A study has been carried out on the in situ use of two catalysts (prepared based on HZSM-5 and HY zeolites) in the pyrolysis of tires in a conical spouted bed reactor at 425 and 500 °C. Both catalysts significantly affect the yields and composition obtained in thermal pyrolysis for the fractions corresponding to C1−C4 gases, nonaromatic C5−C10, aromatic C10−, and tar. The shape selectivity characteristic of each zeolite has a considerable influence on catalyst performance.
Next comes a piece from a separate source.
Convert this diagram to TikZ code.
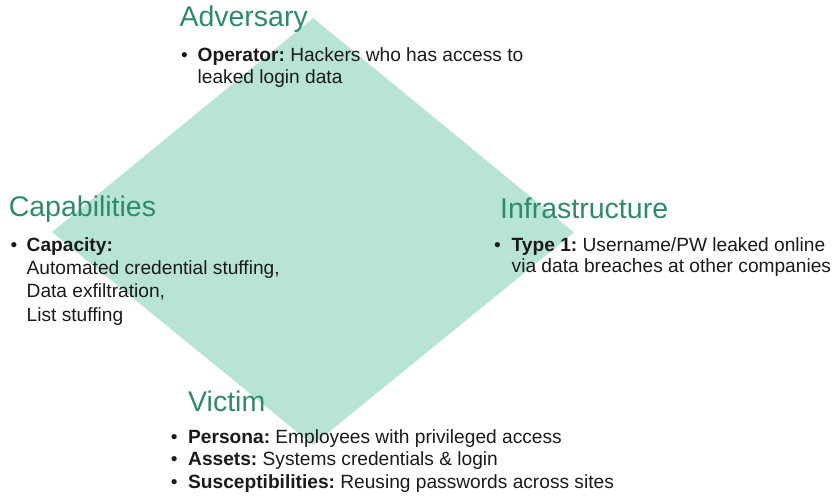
\documentclass[tikz,border=0pt]{standalone}
\usepackage{fontspec}
\setmainfont{Liberation Sans}
\frenchspacing
\definecolor{dfill}{RGB}{184,228,214}
\definecolor{ttl}{RGB}{46,139,106}
\definecolor{txt}{RGB}{26,26,26}
\begin{document}
\frenchspacing
\begin{tikzpicture}[x=1pt,y=-1pt,
  title/.style={anchor=base west,inner sep=0,font=\fontsize{28.5}{30}\selectfont,text=ttl},
  body/.style={anchor=base west,inner sep=0,font=\fontsize{19.15}{22}\selectfont\frenchspacing,text=txt}]
\useasboundingbox (0,0) rectangle (837,498);
\fill[dfill] (313,18) -- (574,232.5) -- (313,445) -- (52,232) -- cycle;
% Adversary
\node[title] (advT) at (179.3,26) {Adversary};
\node[body] (advB) at (181,61.7) {•};
\node[body] (adv1) at (197.5,61.7) {\textbf{Operator:} Hackers who has access to};
\node[body] (adv2) at (197.5,83.3) {leaked login data};
% Capabilities
\node[title] (capT) at (8.6,216.7) {Capabilities};
\node[body] (capB) at (10.5,251) {•};
\node[body] (cap1) at (26.5,251) {\textbf{Capacity:}};
\node[body] (cap2) at (26.5,274.3) {Automated credential stuffing,};
\node[body] (cap3) at (26.5,297.7) {Data exfiltration,};
\node[body] (cap4) at (26.5,321) {List stuffing};
% Infrastructure
\node[title] (infT) at (500,218.3) {Infrastructure};
\node[body] (infB) at (494,251.7) {•};
\node[body] (inf1) at (511.5,251.7) {\textbf{Type 1:} Username/PW leaked online};
\node[body] (inf2) at (511.5,272.7) {via data breaches at other companies};
% Victim
\node[title] (vicT) at (188,411.7) {Victim};
\node[body] (vicB1) at (170.7,443.3) {•};
\node[body] (vic1) at (188,443.3) {\textbf{Persona:} Employees with privileged access};
\node[body] (vicB2) at (170.7,465.7) {•};
\node[body] (vic2) at (188,465.7) {\textbf{Assets:} Systems credentials \& login};
\node[body] (vicB3) at (170.7,488.3) {•};
\node[body] (vic3) at (188,488.3) {\textbf{Susceptibilities:} Reusing passwords across sites};
\end{tikzpicture}
\end{document}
The HZSM-5 zeolite catalyst produces an increase in the yield of gases, with an increase in the yield of propene and the same yield of butadiene as in thermal pyrolysis, in which it is already high. Concerning the liquid fraction, the catalysts give way to a decrease in the yield of d-limonene (the conical spouted bed reactor performs very well in thermal pyrolysis for this purpose), whereas the yield of BTX aromatics increases, with an increase in the yield of xylenes. A positive fact to be noted is the decrease in the formation of tar (C10+) compared to thermal pyrolysis. As the reaction occurs, a carbonaceous material is deposited on the catalyst, in which the following are identified: (i) carbon black externally coating the particles and deposited on the catalyst macropores and mesopores and (ii) coke deposited on zeolite micropores, due to hydrocarbon condensation activated by catalyst active sites. This condensation preferably takes place in the HY zeolite due to both the larger size of intersections between micropore channels and to greater hydrogen-transfer capacity. Nevertheless, under the reaction conditions tested (up to 10.87 g of tire treated/g of catalyst), product yields remain almost constant, which is evidence that the catalyst does not undergo deactivation.